Excerpts from a book by Charles Piggot, dated 1795 and written from within his prison cell.

The Letter B from Piggot's Political Dictionary (1795)

Balance of Power, ― A catch-word that incites nations to war; the politician's dream; a word now falling into disuse, its fallacy being detected.
Bankruptcy, ― a proof of national prosperity; the advantages resulting from our war with France. Vide Dunca's speeches, Parliamentary Register.
Bargain, ― ministerial loans, Brook Watson's contract, 200,000l. a year subsidized to the King of Sardinia, to enable him to defend his own dominions; subsidies to the Elector of Hanover, and the Landgrave of Hesse Cassel; a pension of 1500l. per annum to the Jesuit of St. Omer's; the pecuniary douceur granted to Sir Gilbert Elliot, for his services at Toulon, &c. &aml;c.
Baronet, ― Sir Francis Molyneux
Barrister, ― loquacity, impudence, presumption, vanity, consequence, sophistry, inconstancy, and self-interest.
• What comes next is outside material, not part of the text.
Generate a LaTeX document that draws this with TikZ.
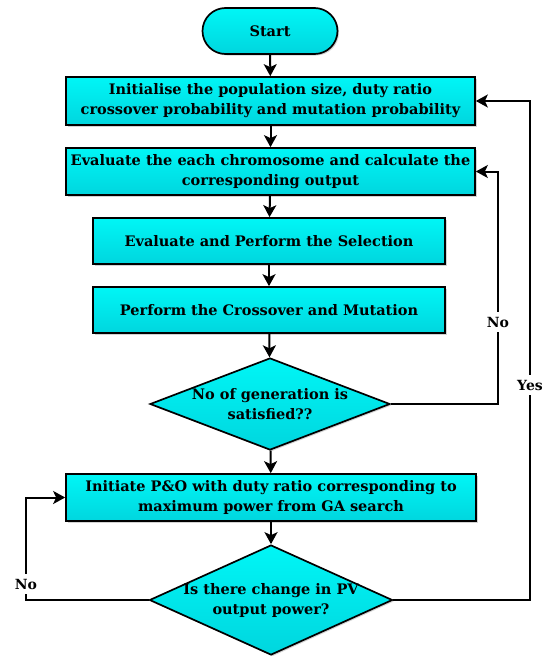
\documentclass[tikz,border=0pt]{standalone}
\usepackage{fontspec}
\setmainfont{DejaVu Serif}
\usetikzlibrary{shapes.geometric,arrows.meta,shadows}

\definecolor{fillTop}{HTML}{00F6F6}
\definecolor{fillBot}{HTML}{00D6DE}

\begin{document}
\begin{tikzpicture}[x=1pt,y=-1pt,
  boxbase/.style={draw=black, line width=1.7pt, top color=fillTop, bottom color=fillBot,
    drop shadow={shadow xshift=1.5pt, shadow yshift=-1.5pt, opacity=0.35}},
  txt/.style={font=\bfseries\fontsize{14.5}{20}\selectfont, align=center, text=black},
  term/.style={boxbase, txt, rounded corners=23pt, minimum width=135pt, minimum height=46pt, inner sep=0pt},
  procbox/.style={boxbase, txt, minimum height=47pt, inner sep=0pt},
  decision/.style={boxbase, diamond, inner sep=0pt},
  qtext/.style={txt, inner sep=0pt},
  arr/.style={line width=2pt, -{Stealth[length=12pt,width=13pt,inset=3pt]}},
  lbl/.style={fill=white, inner xsep=1pt, inner ysep=5pt, text=black, font=\bfseries\fontsize{14}{16}\selectfont}
]
\useasboundingbox (0,0) rectangle (550,656);

% main column
\node[term] (start) at (270,31) {Start};
\node[procbox, minimum width=409pt, minimum height=48pt] (init) at (270.5,101)
  {Initialise the population size, duty ratio\\crossover probability and mutation probability};
\node[procbox, minimum width=409pt] (eval) at (270.5,171.5)
  {Evaluate the each chromosome and calculate the\\corresponding output};
\node[procbox, minimum width=352pt, minimum height=46pt] (sel) at (269,241)
  {Evaluate and Perform the Selection};
\node[procbox, minimum width=352pt, minimum height=46pt] (cross) at (269,310)
  {Perform the Crossover and Mutation};
\node[decision, minimum width=240pt, minimum height=92pt] (gen) at (270,404) {};
\node[qtext] (gentxt) at (gen) {No of generation is\\satisfied??};
\node[procbox, minimum width=410pt] (po) at (271,497.5)
  {Initiate P\&O with duty ratio corresponding to\\maximum power from GA search};
\node[decision, minimum width=243pt, minimum height=110pt] (chg) at (271,600) {};
\node[qtext] (chgtxt) at (chg) {Is there change in PV\\output power?};

% straight flow
\draw[arr] (start) -- (init);
\draw[arr] (init) -- (eval);
\draw[arr] (eval) -- (sel);
\draw[arr] (sel) -- (cross);
\draw[arr] (cross) -- (gen);
\draw[arr] (gen) -- (po);
\draw[arr] (po) -- (chg);

% feedback loops
\coordinate (noR) at (498,0);
\coordinate (yesR) at (530,0);
\coordinate (noL) at (26,0);
\draw[arr] (gen.east) -- (gen.east -| noR) -- (eval.east -| noR) -- (eval.east);
\draw[arr] (chg.east) -- (chg.east -| yesR) -- (init.east -| yesR) -- (init.east);
\draw[arr] (chg.west) -- (chg.west -| noL) -- (po.west -| noL) -- (po.west);

\node[lbl] (noRlbl) at (498,322) {No};
\node[lbl] (yeslbl) at (530,385) {Yes};
\node[lbl] (noLlbl) at (26,584) {No};
\end{tikzpicture}
\end{document}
Erskine Garrow.
Bastille, ― Newgate; New Prison, Cold-bathfields, finished under the SPECIAL DIRECTION of Mr. Pitt.
Beggars, ― national prosperity, (Spital-fields) (ruined manufactures)
Bishop, ― a wolf in sheep's clothing.
Blindness, ― the English nation; none are so blind as those who won't see.
Bombast, ― Lord Grenville, and Pitt's speeches. Vide Parliamentary Register.
Boxing, ― a fashionable amusement, lately in great vogue, and chiefly patronised by the Princes of the blood and nobles of the realm.
Braggadocio, ― Colnel Tarlton, Sir Watkin Lewes, Sir Roger Curtis, Sir Sidney Smythe.
Brass, ― Dundas.
Bravery, ― the Royal Dunkirk Hero, Lord Mulgrave, Earl Howe.
Briton, ― slave
Briton (True), ― a ministerial newspaper, synonymous for true informer, despotism, lies, self-interrest, and corruption.
Brunswick (Duke of), ― the victorious hero who threatened to exterminate twenty-five millions of people, if they did not submit to his arbitrary conditions; and who, in less than a fortnight afterwards, was completely routed and put to flight, by a few volunteers of the above people.
Brutality, ― thief-takers; the keepers and turn-keys of gaols. A judge passing sentence of death against a youthful convict, not fourteen years old, for stealing five shillings. The late Earl of Lincoln, now Duke of Newcastle, prosecuting a countryman for killing a hare on his estate, and afterwards declaring, on being told the magistrates had only condemned the man to six months imprisonment in the couhty gaol, that had he known the sentence would be so mild, he would have prosecuted him in the Exchequer, when he might have been able to transport the culprit to Botany-bay. The Lord Advocate of Scotland's speech in the English House of Commons, on the case of Muir and Palmer. The amusements of Princes and nobles; boxing, cockfighting, hunting down hares, shooting partridges, woodcocks, &c.&c. Draymen abusing their draft horses, and the Earl of Darlington, a young nobleman, possessing 50,000l. a year, riding one generous animal sixty miles in five hours, and thereby causing the horse's death! Quere, Which be the greater brute, his lordship or the horse?
Budget, ― new taxes; an increase of influence to the Crown, and of misery to the Poor.
Bully, ― Lord Hervey, Lord Robert Fitzgerald, the British Envoys at Florence and Berne.
Burden, ― a civil list, a standing army.
Butchery, ― a regiment of English militia, at the command of their officers, firing on their countrymen, the unarmed inhabitants of Bristol, when a number of men, women, and children were killed.